⟨

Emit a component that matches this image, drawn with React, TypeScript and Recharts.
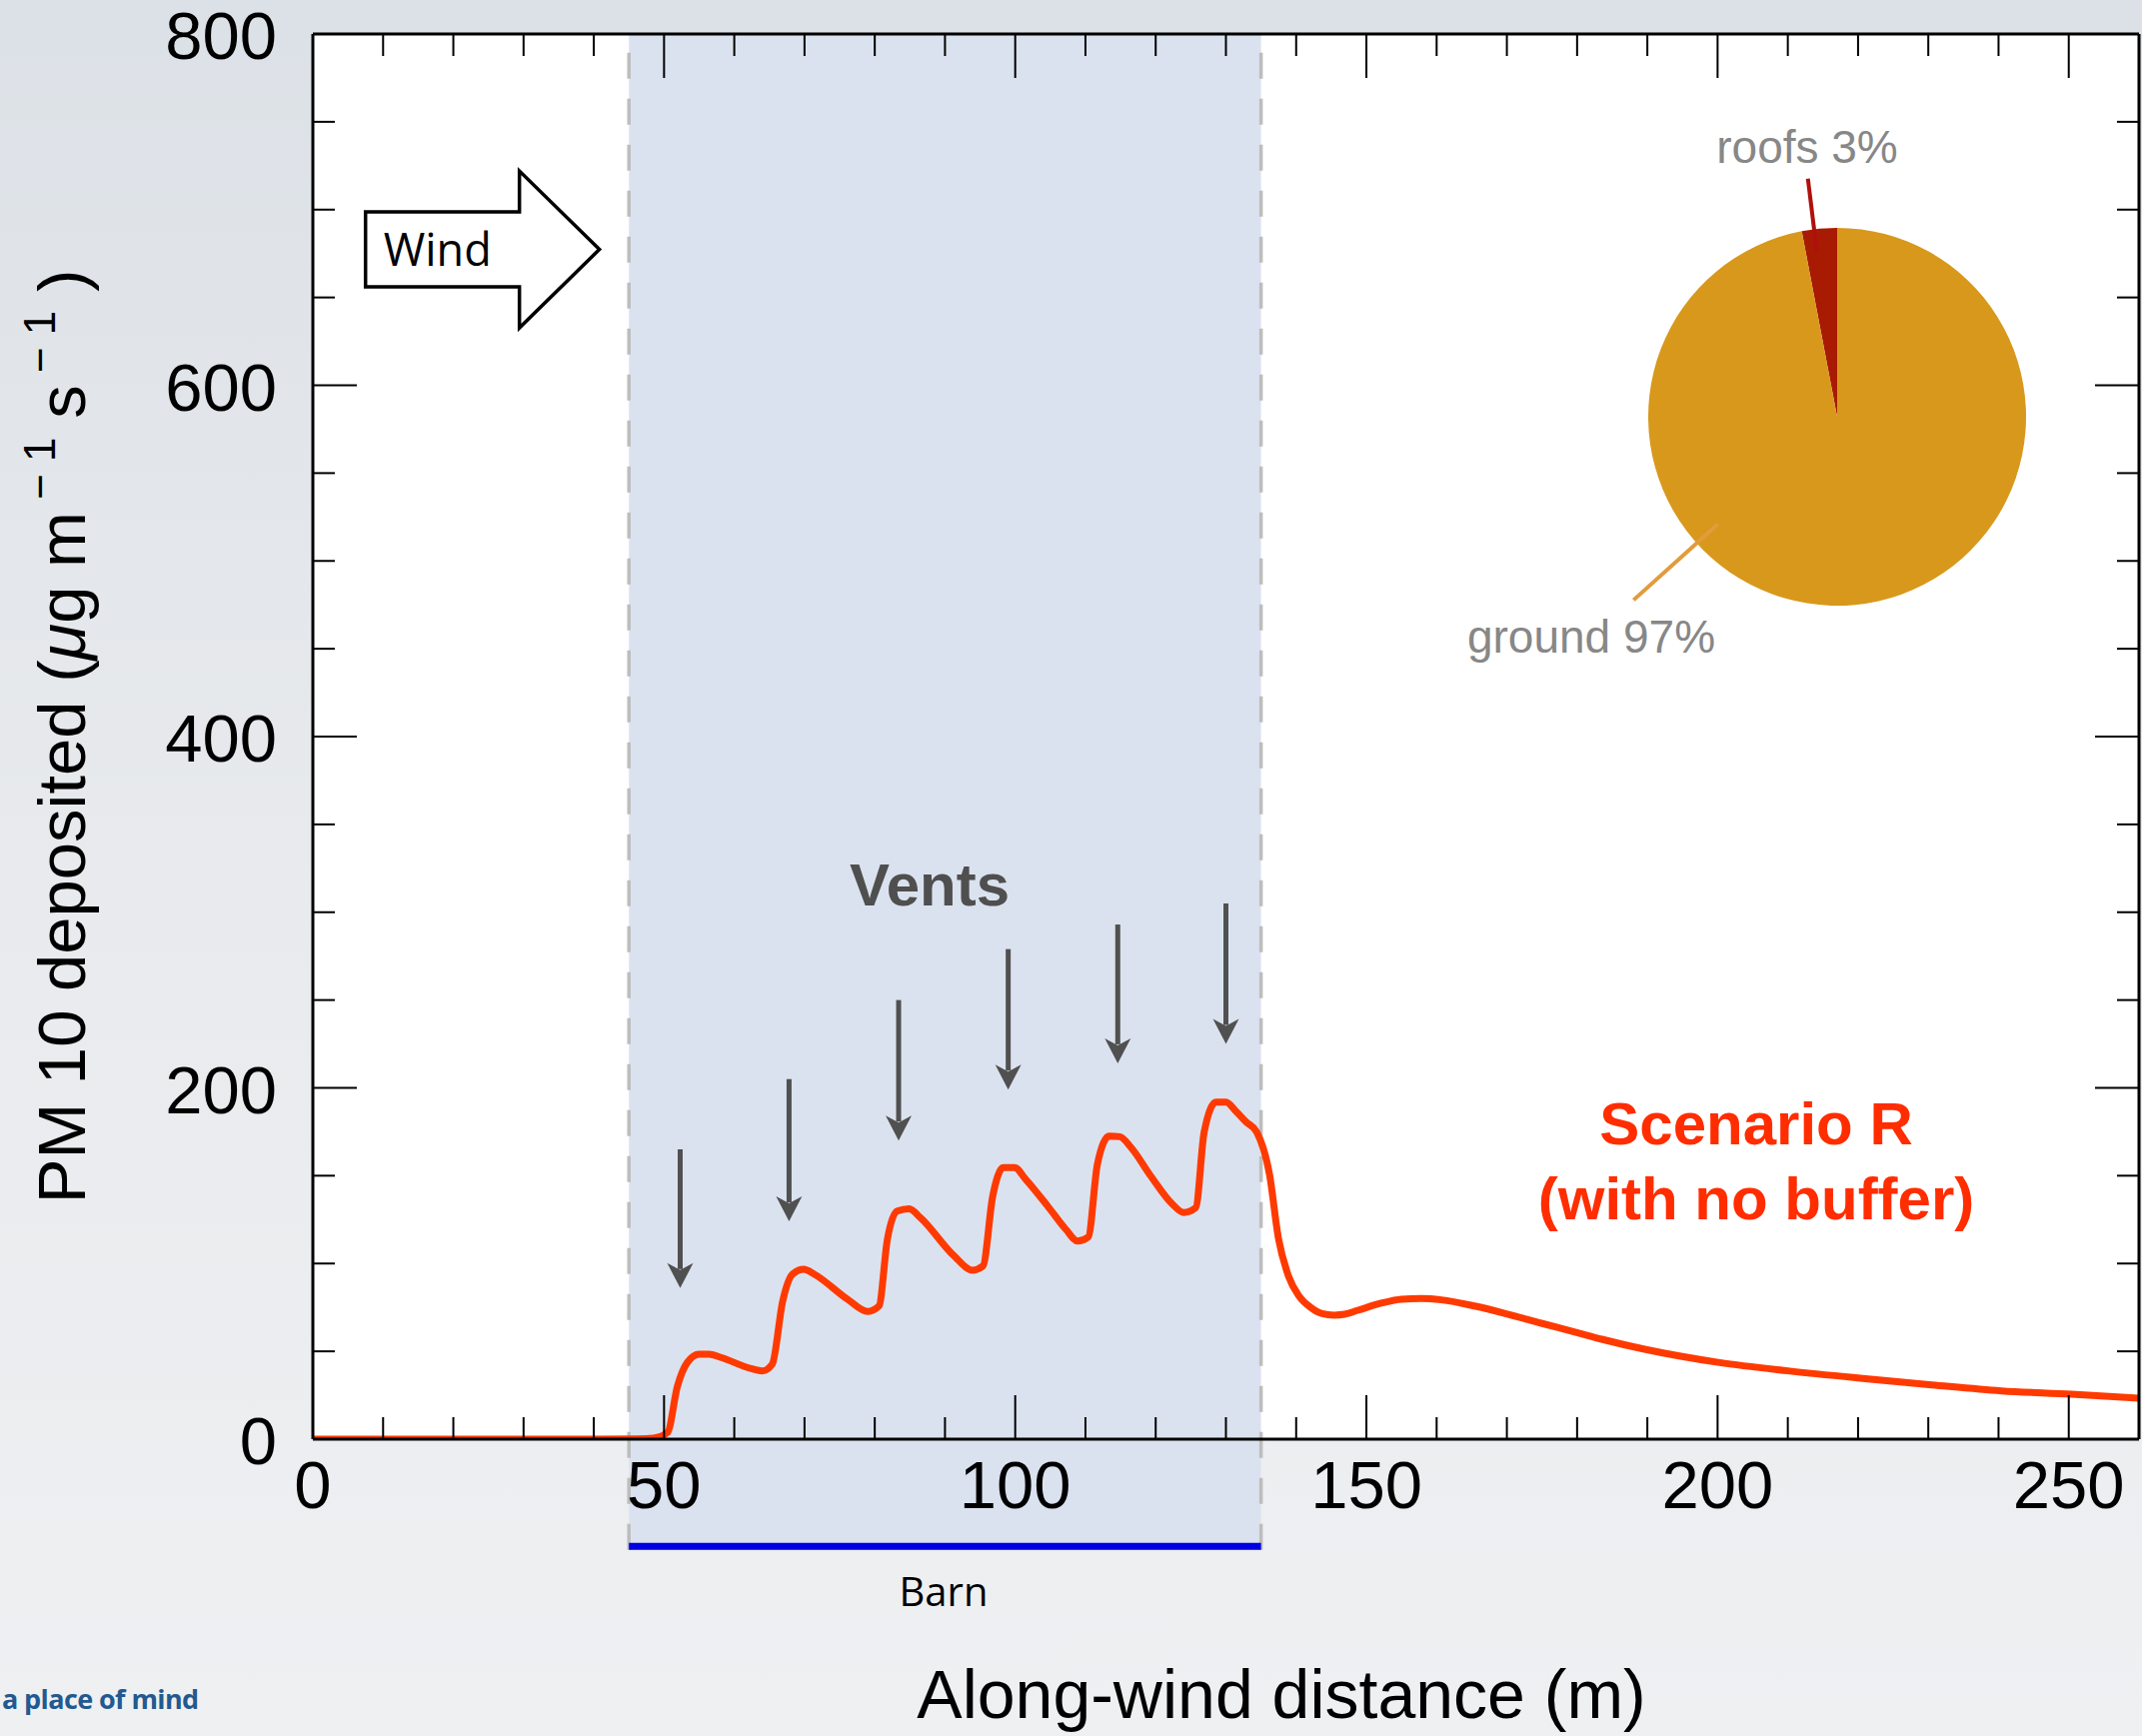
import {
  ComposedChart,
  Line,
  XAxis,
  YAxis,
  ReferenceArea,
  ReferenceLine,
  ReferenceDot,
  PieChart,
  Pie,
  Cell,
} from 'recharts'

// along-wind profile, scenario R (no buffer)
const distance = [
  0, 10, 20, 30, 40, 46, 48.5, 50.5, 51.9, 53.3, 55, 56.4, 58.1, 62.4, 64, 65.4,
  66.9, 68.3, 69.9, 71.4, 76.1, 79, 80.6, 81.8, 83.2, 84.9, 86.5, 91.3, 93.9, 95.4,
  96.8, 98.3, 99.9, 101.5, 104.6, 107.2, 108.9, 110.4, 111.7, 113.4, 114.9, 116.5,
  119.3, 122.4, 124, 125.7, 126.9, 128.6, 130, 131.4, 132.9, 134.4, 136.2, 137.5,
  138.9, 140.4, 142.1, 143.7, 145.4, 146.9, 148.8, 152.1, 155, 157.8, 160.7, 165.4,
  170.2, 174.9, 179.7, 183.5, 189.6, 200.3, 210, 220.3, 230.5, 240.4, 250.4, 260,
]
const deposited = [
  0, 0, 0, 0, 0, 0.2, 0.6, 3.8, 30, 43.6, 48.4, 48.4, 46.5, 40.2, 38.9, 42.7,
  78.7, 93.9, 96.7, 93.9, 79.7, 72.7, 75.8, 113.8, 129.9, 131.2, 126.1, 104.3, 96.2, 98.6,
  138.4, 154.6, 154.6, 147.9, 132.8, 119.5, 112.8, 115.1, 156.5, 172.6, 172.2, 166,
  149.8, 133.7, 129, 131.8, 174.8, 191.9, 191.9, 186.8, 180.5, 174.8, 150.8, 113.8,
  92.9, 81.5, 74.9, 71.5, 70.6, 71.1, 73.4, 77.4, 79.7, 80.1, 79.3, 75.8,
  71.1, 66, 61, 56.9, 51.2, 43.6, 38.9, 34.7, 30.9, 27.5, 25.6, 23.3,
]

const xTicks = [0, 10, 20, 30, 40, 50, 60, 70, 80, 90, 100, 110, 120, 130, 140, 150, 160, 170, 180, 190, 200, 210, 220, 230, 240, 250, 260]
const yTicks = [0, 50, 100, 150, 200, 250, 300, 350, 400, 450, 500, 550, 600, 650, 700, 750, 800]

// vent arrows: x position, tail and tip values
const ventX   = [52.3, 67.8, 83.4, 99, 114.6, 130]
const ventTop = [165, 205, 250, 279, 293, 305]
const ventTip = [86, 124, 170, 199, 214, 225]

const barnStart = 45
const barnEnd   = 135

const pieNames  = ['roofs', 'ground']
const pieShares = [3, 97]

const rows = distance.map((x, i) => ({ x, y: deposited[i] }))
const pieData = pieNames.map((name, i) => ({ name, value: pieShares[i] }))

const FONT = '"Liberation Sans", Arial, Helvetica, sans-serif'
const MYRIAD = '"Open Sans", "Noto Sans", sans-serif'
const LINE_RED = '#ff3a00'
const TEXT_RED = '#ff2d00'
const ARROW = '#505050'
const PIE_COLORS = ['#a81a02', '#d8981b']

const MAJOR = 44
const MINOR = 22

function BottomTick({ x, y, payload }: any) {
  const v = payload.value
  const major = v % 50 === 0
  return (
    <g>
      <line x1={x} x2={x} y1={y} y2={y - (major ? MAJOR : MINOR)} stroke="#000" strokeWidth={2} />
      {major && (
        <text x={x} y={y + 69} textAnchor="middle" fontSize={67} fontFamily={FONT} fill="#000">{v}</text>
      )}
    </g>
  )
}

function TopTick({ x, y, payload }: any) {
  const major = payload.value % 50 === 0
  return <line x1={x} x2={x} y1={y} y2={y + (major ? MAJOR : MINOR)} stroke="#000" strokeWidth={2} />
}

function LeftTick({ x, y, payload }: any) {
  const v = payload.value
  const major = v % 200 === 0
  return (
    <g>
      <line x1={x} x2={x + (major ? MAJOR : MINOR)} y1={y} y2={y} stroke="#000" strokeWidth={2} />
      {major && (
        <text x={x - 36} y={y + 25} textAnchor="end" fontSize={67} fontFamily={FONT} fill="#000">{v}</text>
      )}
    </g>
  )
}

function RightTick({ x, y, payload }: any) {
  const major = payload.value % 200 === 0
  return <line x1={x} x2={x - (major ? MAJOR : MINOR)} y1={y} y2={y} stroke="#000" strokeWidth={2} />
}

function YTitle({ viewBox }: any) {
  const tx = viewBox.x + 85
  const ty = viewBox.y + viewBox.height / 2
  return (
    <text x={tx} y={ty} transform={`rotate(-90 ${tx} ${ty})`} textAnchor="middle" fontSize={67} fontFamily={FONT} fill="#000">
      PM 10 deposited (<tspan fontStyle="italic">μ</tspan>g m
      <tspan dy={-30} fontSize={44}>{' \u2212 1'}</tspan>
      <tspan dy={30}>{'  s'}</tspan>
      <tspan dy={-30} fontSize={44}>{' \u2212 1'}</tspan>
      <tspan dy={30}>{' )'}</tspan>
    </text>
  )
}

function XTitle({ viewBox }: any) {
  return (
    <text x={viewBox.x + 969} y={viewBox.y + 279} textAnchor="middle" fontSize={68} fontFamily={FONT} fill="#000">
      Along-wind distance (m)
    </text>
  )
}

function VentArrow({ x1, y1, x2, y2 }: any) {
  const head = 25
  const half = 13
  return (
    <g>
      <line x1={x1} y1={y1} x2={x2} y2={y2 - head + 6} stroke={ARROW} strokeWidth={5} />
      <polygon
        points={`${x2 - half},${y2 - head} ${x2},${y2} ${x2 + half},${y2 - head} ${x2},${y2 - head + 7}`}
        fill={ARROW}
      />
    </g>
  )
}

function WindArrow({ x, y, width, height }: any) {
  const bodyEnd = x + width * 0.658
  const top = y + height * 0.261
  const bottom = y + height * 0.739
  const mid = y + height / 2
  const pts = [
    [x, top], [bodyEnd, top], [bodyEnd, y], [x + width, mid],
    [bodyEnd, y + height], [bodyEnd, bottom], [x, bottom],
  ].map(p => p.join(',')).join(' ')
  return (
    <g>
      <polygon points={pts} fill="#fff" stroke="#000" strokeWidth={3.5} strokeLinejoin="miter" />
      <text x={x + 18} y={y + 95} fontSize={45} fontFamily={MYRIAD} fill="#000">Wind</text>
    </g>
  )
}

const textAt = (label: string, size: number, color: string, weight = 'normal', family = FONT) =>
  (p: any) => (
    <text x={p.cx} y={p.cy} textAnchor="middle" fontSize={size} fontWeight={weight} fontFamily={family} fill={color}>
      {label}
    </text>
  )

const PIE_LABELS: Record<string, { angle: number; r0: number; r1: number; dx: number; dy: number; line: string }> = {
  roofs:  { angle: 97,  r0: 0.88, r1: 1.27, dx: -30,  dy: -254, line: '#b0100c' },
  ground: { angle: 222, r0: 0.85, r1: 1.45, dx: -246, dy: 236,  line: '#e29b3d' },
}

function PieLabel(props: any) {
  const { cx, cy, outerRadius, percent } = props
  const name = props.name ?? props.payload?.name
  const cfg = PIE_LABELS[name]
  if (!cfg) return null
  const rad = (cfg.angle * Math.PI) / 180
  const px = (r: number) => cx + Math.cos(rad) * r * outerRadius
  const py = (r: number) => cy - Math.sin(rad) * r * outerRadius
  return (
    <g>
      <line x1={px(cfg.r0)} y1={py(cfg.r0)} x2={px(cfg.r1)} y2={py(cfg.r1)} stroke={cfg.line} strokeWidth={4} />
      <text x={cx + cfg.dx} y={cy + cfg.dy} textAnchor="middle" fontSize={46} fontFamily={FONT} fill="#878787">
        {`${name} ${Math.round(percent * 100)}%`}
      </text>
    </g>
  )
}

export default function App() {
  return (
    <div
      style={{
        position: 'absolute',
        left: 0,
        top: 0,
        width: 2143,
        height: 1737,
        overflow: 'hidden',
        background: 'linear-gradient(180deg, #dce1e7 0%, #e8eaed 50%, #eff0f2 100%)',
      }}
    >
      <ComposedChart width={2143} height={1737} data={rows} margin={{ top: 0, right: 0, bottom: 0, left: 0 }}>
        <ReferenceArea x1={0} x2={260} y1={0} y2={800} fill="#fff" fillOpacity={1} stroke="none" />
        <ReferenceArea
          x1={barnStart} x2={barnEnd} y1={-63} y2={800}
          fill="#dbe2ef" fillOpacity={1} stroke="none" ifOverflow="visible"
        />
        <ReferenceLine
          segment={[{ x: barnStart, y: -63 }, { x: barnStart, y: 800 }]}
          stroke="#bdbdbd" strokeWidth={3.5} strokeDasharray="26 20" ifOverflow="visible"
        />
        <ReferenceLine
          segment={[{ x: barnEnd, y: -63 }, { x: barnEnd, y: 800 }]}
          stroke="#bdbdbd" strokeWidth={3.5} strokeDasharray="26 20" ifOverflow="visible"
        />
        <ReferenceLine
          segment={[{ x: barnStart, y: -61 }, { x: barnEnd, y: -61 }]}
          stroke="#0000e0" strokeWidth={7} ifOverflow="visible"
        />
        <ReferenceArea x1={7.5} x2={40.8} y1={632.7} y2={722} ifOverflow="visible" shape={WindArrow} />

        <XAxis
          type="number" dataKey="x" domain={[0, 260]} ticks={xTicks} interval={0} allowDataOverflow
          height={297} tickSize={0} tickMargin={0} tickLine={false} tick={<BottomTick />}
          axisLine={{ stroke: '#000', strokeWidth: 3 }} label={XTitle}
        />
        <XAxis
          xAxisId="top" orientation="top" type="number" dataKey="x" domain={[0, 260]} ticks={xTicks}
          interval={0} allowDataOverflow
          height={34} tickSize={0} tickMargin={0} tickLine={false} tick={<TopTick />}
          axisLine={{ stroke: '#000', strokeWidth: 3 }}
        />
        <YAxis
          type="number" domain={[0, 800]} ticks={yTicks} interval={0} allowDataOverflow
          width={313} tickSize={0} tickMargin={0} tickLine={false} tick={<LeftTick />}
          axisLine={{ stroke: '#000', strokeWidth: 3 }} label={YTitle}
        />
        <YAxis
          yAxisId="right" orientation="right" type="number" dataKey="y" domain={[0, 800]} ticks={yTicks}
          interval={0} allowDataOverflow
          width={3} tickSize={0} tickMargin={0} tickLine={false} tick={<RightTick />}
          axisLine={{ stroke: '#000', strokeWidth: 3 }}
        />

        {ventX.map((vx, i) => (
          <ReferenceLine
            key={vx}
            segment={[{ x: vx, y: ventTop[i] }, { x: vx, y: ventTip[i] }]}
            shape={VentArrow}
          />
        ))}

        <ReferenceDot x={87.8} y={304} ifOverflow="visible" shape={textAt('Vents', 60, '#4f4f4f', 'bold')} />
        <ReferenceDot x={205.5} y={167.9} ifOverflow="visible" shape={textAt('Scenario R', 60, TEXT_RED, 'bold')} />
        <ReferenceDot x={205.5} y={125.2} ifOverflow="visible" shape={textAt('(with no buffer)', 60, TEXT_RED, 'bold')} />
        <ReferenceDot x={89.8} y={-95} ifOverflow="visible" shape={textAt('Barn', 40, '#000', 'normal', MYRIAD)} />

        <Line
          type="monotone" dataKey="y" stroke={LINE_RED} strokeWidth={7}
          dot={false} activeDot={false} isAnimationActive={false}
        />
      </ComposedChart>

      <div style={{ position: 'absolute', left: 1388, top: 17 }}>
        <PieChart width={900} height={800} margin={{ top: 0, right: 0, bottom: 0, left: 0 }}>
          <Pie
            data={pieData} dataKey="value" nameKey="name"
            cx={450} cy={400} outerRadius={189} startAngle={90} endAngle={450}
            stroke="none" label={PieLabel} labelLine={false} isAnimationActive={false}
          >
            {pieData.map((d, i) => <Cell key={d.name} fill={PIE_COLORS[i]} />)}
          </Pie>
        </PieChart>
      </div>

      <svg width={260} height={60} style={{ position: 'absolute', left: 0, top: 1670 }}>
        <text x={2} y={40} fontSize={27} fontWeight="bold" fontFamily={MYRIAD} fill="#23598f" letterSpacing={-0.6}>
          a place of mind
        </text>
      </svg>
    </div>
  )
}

⟩

Reproduce the material above exactly, first line through the line that contains "const pieShares = [3, 97]", minus the pictures.

Emit a component that matches this image, drawn with React, TypeScript and Recharts.
import {
  ComposedChart,
  Line,
  XAxis,
  YAxis,
  ReferenceArea,
  ReferenceLine,
  ReferenceDot,
  PieChart,
  Pie,
  Cell,
} from 'recharts'

// along-wind profile, scenario R (no buffer)
const distance = [
  0, 10, 20, 30, 40, 46, 48.5, 50.5, 51.9, 53.3, 55, 56.4, 58.1, 62.4, 64, 65.4,
  66.9, 68.3, 69.9, 71.4, 76.1, 79, 80.6, 81.8, 83.2, 84.9, 86.5, 91.3, 93.9, 95.4,
  96.8, 98.3, 99.9, 101.5, 104.6, 107.2, 108.9, 110.4, 111.7, 113.4, 114.9, 116.5,
  119.3, 122.4, 124, 125.7, 126.9, 128.6, 130, 131.4, 132.9, 134.4, 136.2, 137.5,
  138.9, 140.4, 142.1, 143.7, 145.4, 146.9, 148.8, 152.1, 155, 157.8, 160.7, 165.4,
  170.2, 174.9, 179.7, 183.5, 189.6, 200.3, 210, 220.3, 230.5, 240.4, 250.4, 260,
]
const deposited = [
  0, 0, 0, 0, 0, 0.2, 0.6, 3.8, 30, 43.6, 48.4, 48.4, 46.5, 40.2, 38.9, 42.7,
  78.7, 93.9, 96.7, 93.9, 79.7, 72.7, 75.8, 113.8, 129.9, 131.2, 126.1, 104.3, 96.2, 98.6,
  138.4, 154.6, 154.6, 147.9, 132.8, 119.5, 112.8, 115.1, 156.5, 172.6, 172.2, 166,
  149.8, 133.7, 129, 131.8, 174.8, 191.9, 191.9, 186.8, 180.5, 174.8, 150.8, 113.8,
  92.9, 81.5, 74.9, 71.5, 70.6, 71.1, 73.4, 77.4, 79.7, 80.1, 79.3, 75.8,
  71.1, 66, 61, 56.9, 51.2, 43.6, 38.9, 34.7, 30.9, 27.5, 25.6, 23.3,
]

const xTicks = [0, 10, 20, 30, 40, 50, 60, 70, 80, 90, 100, 110, 120, 130, 140, 150, 160, 170, 180, 190, 200, 210, 220, 230, 240, 250, 260]
const yTicks = [0, 50, 100, 150, 200, 250, 300, 350, 400, 450, 500, 550, 600, 650, 700, 750, 800]

// vent arrows: x position, tail and tip values
const ventX   = [52.3, 67.8, 83.4, 99, 114.6, 130]
const ventTop = [165, 205, 250, 279, 293, 305]
const ventTip = [86, 124, 170, 199, 214, 225]

const barnStart = 45
const barnEnd   = 135

const pieNames  = ['roofs', 'ground']
const pieShares = [3, 97]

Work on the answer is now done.